Nous ne pouvons toutefois constater cette irréversibilité que parce que nous demeurons identiques à nous-même dans le temps, condition pour être témoin du temps qui passe – il faut être sur le pont pour constater que le fleuve coule, car si nous coulons avec lui, il devient immobile par rapport à nous – mais surtout parce que notre pensée « ordonne » ce que nous voyons, en comparant, généralisant, établissant des constantes, des vérités, bref, en produisant un ordre intelligible. Aussi ne pouvons-nous constater l’accroissement du désordre qu’en créant de l’ordre, et donc en contredisant l’entropie.
Déterminer une action
Dès lors, ce changement ascendant, volontaire, doit décider d’une direction qui n’est pas inscrite dans le vivant comme le sont ses gènes, son métabolisme, son instinct, et c’est pourquoi il a besoin d’un cerveau pour la déterminer lui-même. Si la dégradation est une fatalité prévisible, la création est une liberté contingente. « Dans toute l’étendue du règne animal, la conscience apparaît proportionnelle à la puissance de choix dont l’être vivant dispose (3). » Que faire de sa vie ? Quel métier choisir ? Quelle loi voter ? Questions qui réclament une intelligence non pas seulement « déterminante » qui applique des règles instinctives, mais « réfléchissante » qui découvre des vérités, invente des solutions et choisit des valeurs. La « grande démission » (4) qui frappe le monde du travail depuis la fin du confinement semble ainsi témoigner d’une remise à plat des priorités. Des réflexions isolées dans leur origine apparaissent convergentes dans leurs conclusions. Les gens veulent changer de changement.

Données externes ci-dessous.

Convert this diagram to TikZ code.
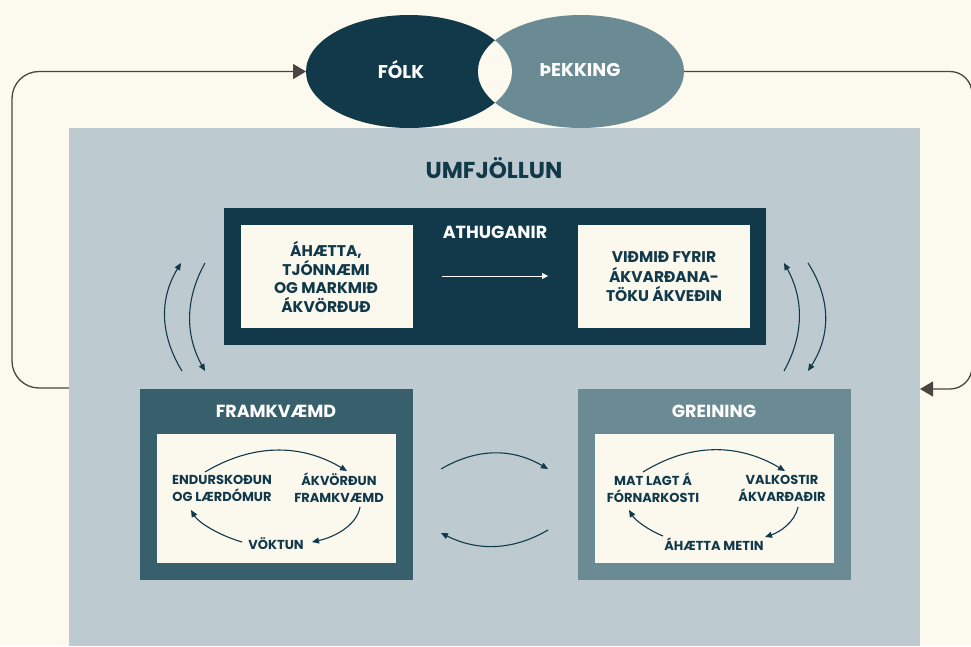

Mettre en œuvre le changement
Enfin, une fois qu’on sait ce qu’il faut faire, encore faut-il le réaliser effectivement, ce qui implique une volonté, c’est-à-dire la capacité à se changer soi-même, à faire effort sur soi. Chacun sait qu’il ne suffit pas de désirer arrêter de fumer ou divorcer, pour le faire. Et pour stimuler la volonté, l’individu a deux moteurs : la contrainte des règles et l’appel de la passion.
Volonté collective ensuite, car notre volonté s’inscrit aussi dans le social. Or les changements collectifs se tiennent souvent sur une ligne de crête entre le réalisme et l’angélisme, entre l’évidence des solutions déjà éprouvées (mais insatisfaisantes), et l’utopie de configurations parfaites (mais irréalisables). Le changement collectif repose ainsi autant sur sa capacité à s’inscrire dans le réel, qu’à celle de convaincre par ses valeurs. Il arrive que la foi déplace les montagnes. Ce qui n’est pas une raison pour réduire indéfiniment les budgets…
Le changement doit ainsi être porté par trois moteurs, celui de la vie qui veut avancer, de l’intelligence qui veut choisir et de la volonté, individuelle et sociale, qui doit le réaliser.
Guillaume Von Der Weid,
Professeur de philosophie
1– Parménide, Le poème, PUF, 2013.
2– Apollinaire G., « Sous le pont Mirabeau », in Alcools, GF, 2018.
3–Bergson H., L’évolution créatrice, PUF, 2013, II, « Vie et conscience ».
4– Expression venue des États-Unis et reprise ces derniers mois par des médias français, désignant une vague de démissions sur le marché du travail pendant et après la crise sanitaire.